I don't share your problem, but this is generally one of those things where omnis start making noise about how you need red meat. The Vegetarian Resource Group has a nice summary of information on Iron http://www.vrg.org/nutrition/iron.htm. If your doctor didn't prescribe (sp?) iron supplements, you might see if your multivitamin includes iron or not - or look for one that does.
I was anemic last year after I had an appendectomy and subsequent massive abdominal infection which caused my body to stop producing red blood cells because it was trying to die.
I just took a normal multivitamin every day and the problem resolved itself. That is the only time in 12 years of vegetarianism that I've been anemic, and my vitamin use has always been sporadic at best. I do eat a varied diet including lots of oatmeal and many green vegetables.
I used to have low hemoglobin and hematocrit, but I raised them to normal by drinking wheatgrass juice, green juices, and eating lots of sprouts and green leafy vegetables. I also raised my iron by eleven points in a matter of a few months.
i think i've always been somewhat anemic, with intolerence to cold. but since going vegan it has become unbearable. well, it is bearable since i take the precautions. on a typical day i wear five layers of shirts, plus my scarf, i can't wait for spring!!
Theatregirl: did you check for your ferritin count?
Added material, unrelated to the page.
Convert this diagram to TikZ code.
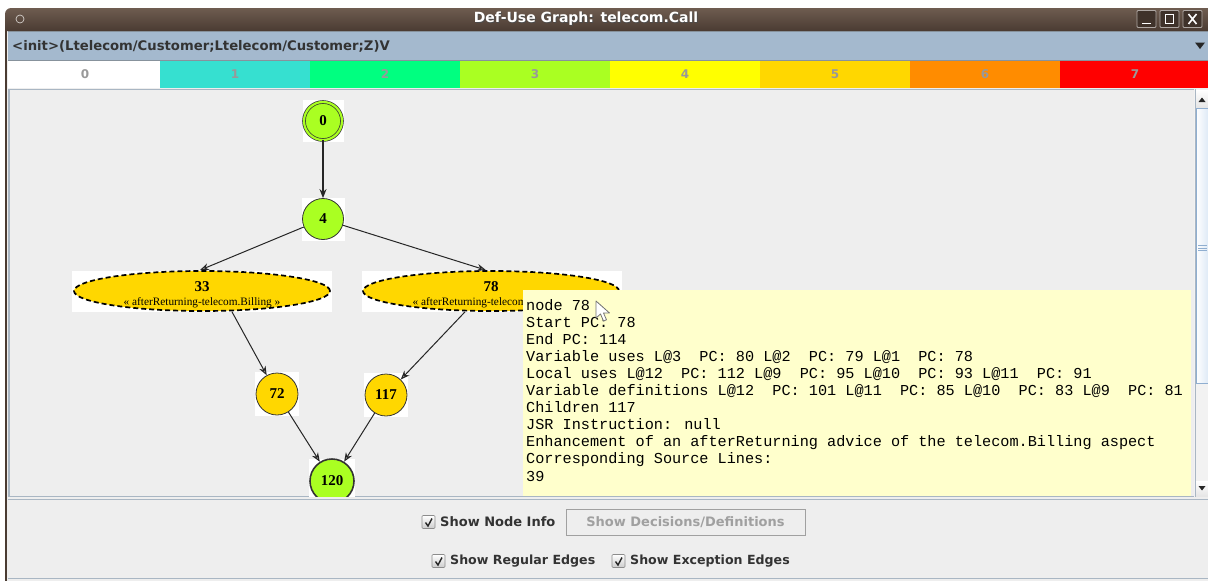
\documentclass[tikz,border=0pt]{standalone}
\usepackage{fontspec}
\setmainfont{DejaVu Sans}
\newfontfamily\monofont{Liberation Mono}
\newfontfamily\serifont{Liberation Serif}
\usetikzlibrary{arrows.meta,shapes.geometric}

\definecolor{titletop}{HTML}{6E5C50}
\definecolor{titlebot}{HTML}{4A3B32}
\definecolor{combobg}{HTML}{A4B9CE}
\definecolor{panelbg}{HTML}{EEEEEE}
\definecolor{panelline}{HTML}{A9B6C3}
\definecolor{cA}{HTML}{36E0D0}
\definecolor{cB}{HTML}{00FF80}
\definecolor{cC}{HTML}{AAFF22}
\definecolor{cD}{HTML}{FFFF00}
\definecolor{cE}{HTML}{FFD700}
\definecolor{cF}{HTML}{FF8C00}
\definecolor{cG}{HTML}{FF0000}
\definecolor{tipbg}{HTML}{FFFFCC}
\definecolor{uitext}{HTML}{333333}
\definecolor{uigray}{HTML}{A0A0A0}
\definecolor{scrollthumb}{HTML}{DCE8F5}
\definecolor{scrolledge}{HTML}{8FAED0}

\tikzset{
  cnode/.style={circle, draw=black!80, line width=0.8pt, inner sep=0pt,
    font=\serifont\bfseries\fontsize{15}{15}\selectfont},
  enode/.style={ellipse, draw=black, line width=1.7pt, dash pattern=on 5pt off 3pt,
    fill=cE, minimum width=256pt, minimum height=40pt, inner sep=0pt},
  etext/.style={align=center, inner sep=0pt,
    font=\serifont\bfseries\fontsize{15}{15}\selectfont},
  flow/.style={draw=black!85, line width=1pt,
    -{Stealth[length=9pt,width=7pt,fill=black!40]}},
  tipline/.style={anchor=base west, inner sep=0pt,
    font=\monofont\fontsize{15.2}{15.2}\selectfont},
  uilabel/.style={anchor=west, inner sep=0pt, text=uitext,
    font=\bfseries\fontsize{13}{13}\selectfont},
  chk/.style={draw=black!45, line width=0.6pt, rounded corners=1pt,
    top color=white, bottom color=black!20},
  barnum/.style={text=black!40, font=\bfseries\fontsize{12}{12}\selectfont},
}

\begin{document}
\begin{tikzpicture}[x=1pt,y=-1pt]
\useasboundingbox (0,0) rectangle (1208,581);
\clip (0,0) rectangle (1208,581);
\fill[white] (0,0) rectangle (1208,581);

% window body and frame
\fill[panelbg] (6,30) rectangle (1210,581);
\draw[titlebot, line width=1.6pt] (6,30) -- (6,581);

% title bar
\shade[top color=titletop, bottom color=titlebot]
  (5,31) [rounded corners=6pt] -- (5,8) -- (1216,8) [sharp corners] -- (1216,31) -- cycle;
\draw[white!70!titletop, line width=0.7pt] (20,19) circle (4);
\node[text=black!70, font=\bfseries\fontsize{14}{14}\selectfont] at (586.8,19.8)
  {Def-Use Graph: telecom.Call};
\node[text=white, font=\bfseries\fontsize{14}{14}\selectfont] (title) at (586,19)
  {Def-Use Graph: telecom.Call};
\foreach \bx in {1137,1160,1183} {
  \draw[white!55!titlebot, fill=titlebot!85!black, line width=0.8pt, rounded corners=1pt]
    (\bx,10.5) rectangle ++(19,17);
}
\draw[white, line width=1.6pt] (1142,23.5) -- (1151,23.5);
\draw[white, line width=1.3pt] (1165.5,14.5) rectangle (1173.5,23.5);
\draw[white, line width=1.6pt] (1188.5,14) -- (1196.5,24) (1196.5,14) -- (1188.5,24);

% method selector
\fill[combobg] (8,31) rectangle (1210,60);
\draw[panelline!80!black, line width=0.6pt] (8,31) -- (1210,31) (8,60) -- (1210,60);
\node[anchor=west, inner sep=0pt, text=black!80, font=\bfseries\fontsize{13.2}{13.2}\selectfont]
  (method) at (12,46) {<init>(Ltelecom/Customer;Ltelecom/Customer;Z)V};
\fill[black!85] (1195,42.5) -- (1205,42.5) -- (1200,49) -- cycle;

% colour scale
\fill[white] (8,61) rectangle (160,88);
\fill[cA] (160,61) rectangle (310,88);
\fill[cB] (310,61) rectangle (460,88);
\fill[cC] (460,61) rectangle (610,88);
\fill[cD] (610,61) rectangle (760,88);
\fill[cE] (760,61) rectangle (910,88);
\fill[cF] (910,61) rectangle (1060,88);
\fill[cG] (1060,61) rectangle (1210,88);
\foreach \i/\cx in {0/85,1/235,2/385,3/535,4/685,5/835,6/985,7/1135} {
  \node[barnum] (scale\i) at (\cx,74.5) {\i};
}

% graph panel
\fill[panelbg] (8,89) rectangle (1194,497);
\draw[panelline, line width=1.2pt] (9,89.6) -- (1194,89.6) (9,89) -- (9,497);
\draw[panelline, line width=1.2pt] (9,496.5) -- (1194,496.5);

% scroll bar
\fill[black!5] (1194,89) rectangle (1210,497);
\draw[panelline, line width=0.8pt] (1195,89) -- (1195,497);
\shade[top color=white, bottom color=black!10] (1196,90) rectangle (1208,107);
\fill[black!85] (1198.5,102) -- (1205.5,102) -- (1202,97.5) -- cycle;
\draw[scrolledge, line width=0.8pt, left color=white, right color=scrollthumb]
  (1196,108) rectangle (1209,383);
\draw[scrolledge, line width=0.7pt] (1198,245.5) -- (1207,245.5) (1198,248) -- (1207,248) (1198,250.5) -- (1207,250.5);
\shade[top color=white, bottom color=black!10] (1196,481) rectangle (1208,496);
\fill[black!85] (1198.5,486) -- (1205.5,486) -- (1202,490.5) -- cycle;

\begin{scope}
\clip (10,91) rectangle (1194,496);
% white image backgrounds behind the nodes
\fill[white] (303,100) rectangle (344,142);
\fill[white] (302,198) rectangle (345,241);
\fill[white] (72,271) rectangle (332,312);
\fill[white] (362,271) rectangle (622,312);
\fill[white] (255,372) rectangle (299,416);
\fill[white] (364,373) rectangle (408,417);
\fill[white] (309,459) rectangle (355,500);

% nodes
\node[cnode, fill=cC, minimum size=38pt, double=cC, double distance=2.2pt, line width=0.7pt]
  (n0) at (323,121) {0};
\node[cnode, fill=cC, minimum size=41pt] (n4) at (323,219) {4};
\node[enode] (n33) at (202,291) {};
\node[etext] (n33txt) at (202,294.5)
  {33\\[-1.5pt]{\mdseries\fontsize{11.3}{11.3}\selectfont « afterReturning-telecom.Billing »}};
\node[enode] (n78) at (491,291) {};
\node[etext] (n78txt) at (491,294.5)
  {78\\[-1.5pt]{\mdseries\fontsize{11.3}{11.3}\selectfont « afterReturning-telecom.Billing »}};
\node[cnode, fill=cE, minimum size=42pt] (n72) at (277,394) {72};
\node[cnode, fill=cE, minimum size=42pt] (n117) at (386,395) {117};
\node[cnode, fill=cC, minimum size=44pt, line width=1.6pt] (n120) at (332,481) {120};

% connectors
\draw[flow, line width=2pt] (n0) -- (n4);
\draw[flow] (n4) -- ([xshift=-2pt]n33.north);
\draw[flow] (n4) -- ([xshift=-5pt]n78.north);
\draw[flow] ([xshift=30pt]n33.south) -- (n72);
\draw[flow] ([xshift=-26pt]n78.south) -- (n117);
\draw[flow] (n72) -- (n120);
\draw[flow] (n117) -- (n120);

% node information tooltip
\fill[tipbg] (523,290) rectangle (1191,496);
\node[tipline] (t0) at (526,310.0) {node 78};
\node[tipline] (t1) at (526,327.1) {Start PC: 78};
\node[tipline] (t2) at (526,344.2) {End PC: 114};
\node[tipline] (t3) at (526,361.3) {Variable uses L@3\ \ PC: 80 L@2\ \ PC: 79 L@1\ \ PC: 78};
\node[tipline] (t4) at (526,378.4) {Local uses L@12\ \ PC: 112 L@9\ \ PC: 95 L@10\ \ PC: 93 L@11\ \ PC: 91};
\node[tipline] (t5) at (526,395.5) {Variable definitions L@12\ \ PC: 101 L@11\ \ PC: 85 L@10\ \ PC: 83 L@9\ \ PC: 81};
\node[tipline] (t6) at (526,412.6) {Children 117};
\node[tipline] (t7) at (526,429.7) {JSR Instruction: null};
\node[tipline] (t8) at (526,446.8) {Enhancement of an afterReturning advice of the telecom.Billing aspect};
\node[tipline] (t9) at (526,463.9) {Corresponding Source Lines:};
\node[tipline] (t10) at (526,481.0) {39};

% mouse pointer
\draw[black!55, fill=white, line width=0.8pt, line join=round]
  (596,301) -- (596,318) -- (600.5,314) -- (603.5,321) -- (606.5,319.8) -- (603.5,313) -- (609.5,313) -- cycle;
\end{scope}

% option panel
\draw[panelline, line width=1pt] (8,499) -- (1210,499);
\draw[panelline, line width=1pt] (8,578.5) -- (1210,578.5);

\draw[chk] (422,515.5) rectangle ++(13,13);
\draw[black!85, line width=1.4pt] (425.5,522.5) -- (428,526) -- (432,518.5);
\node[uilabel] (shownode) at (440,522) {Show Node Info};
\draw[uigray, line width=1pt] (566,509) rectangle (805,535.5);
\node[text=uigray, inner sep=0pt, font=\bfseries\fontsize{13}{13}\selectfont] (decbtn) at (685.5,522)
  {Show Decisions/Definitions};

\draw[chk] (432,554.5) rectangle ++(13,13);
\draw[black!85, line width=1.4pt] (435.5,561.5) -- (438,565) -- (442,557.5);
\node[uilabel, font=\bfseries\fontsize{12.6}{12.6}\selectfont] (showreg) at (450,561) {Show Regular Edges};
\draw[chk] (612,554.5) rectangle ++(13,13);
\draw[black!85, line width=1.4pt] (615.5,561.5) -- (618,565) -- (622,557.5);
\node[uilabel, font=\bfseries\fontsize{12.6}{12.6}\selectfont] (showexc) at (630,561) {Show Exception Edges};
\end{tikzpicture}
\end{document}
It's important. Though epski is right about a high frequency among woman, who suffer from low iron, treating a low serum iron count instead of iron deficiency, may promote free radicals.
Today I saw a 45y old woman of Spanish decent, who smokes and has been treated with iron since her 17th birthday. Smoking and iron substitution promote the development of free radicals. And this may have accelerated the pace in which she developed osteoarthritis of small joints.
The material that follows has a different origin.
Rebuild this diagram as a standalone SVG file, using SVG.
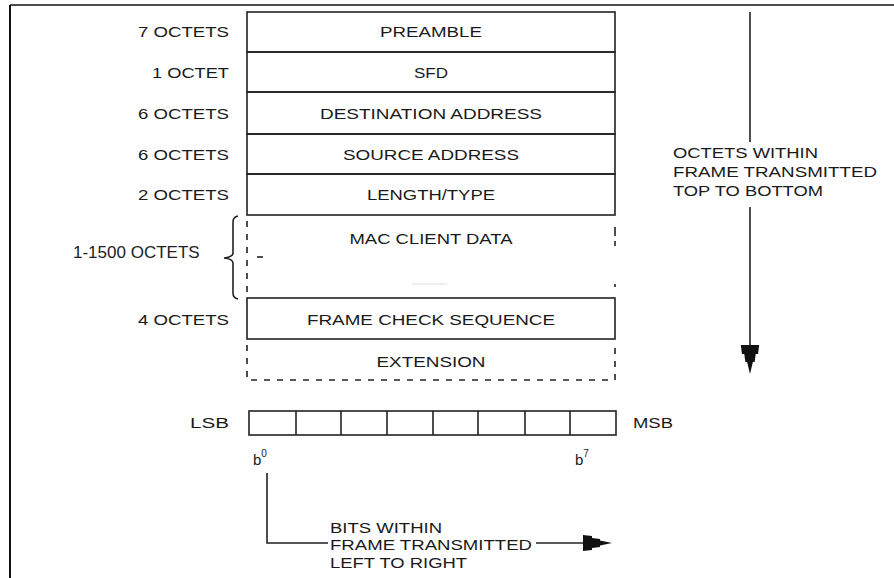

Lothar, smoking also decreases Vit. C. How come it's so abscent in the literature and seemingly in practice? I read three articles in the past couple of days and gave a presentation on iron deficiency in infants today and C is rarely noted.
Yes, gaya, smoking decreases Vitamin C as it uses up antioxydant capacity (I think superoxyddismutasis, Ggutathionperoxydasis are part of the system that regulates antioxydation). So smoking and iron promote the same action: damage through free radicals. In rheumatology we encounter both the problem of people needing iron, because they lost it while bleeding from ulecera, and people people being treted needlessly. Interesting is the activation of the NF-κB-signal-pathway.
That's why I stress that theatergirl gets her ferritin count.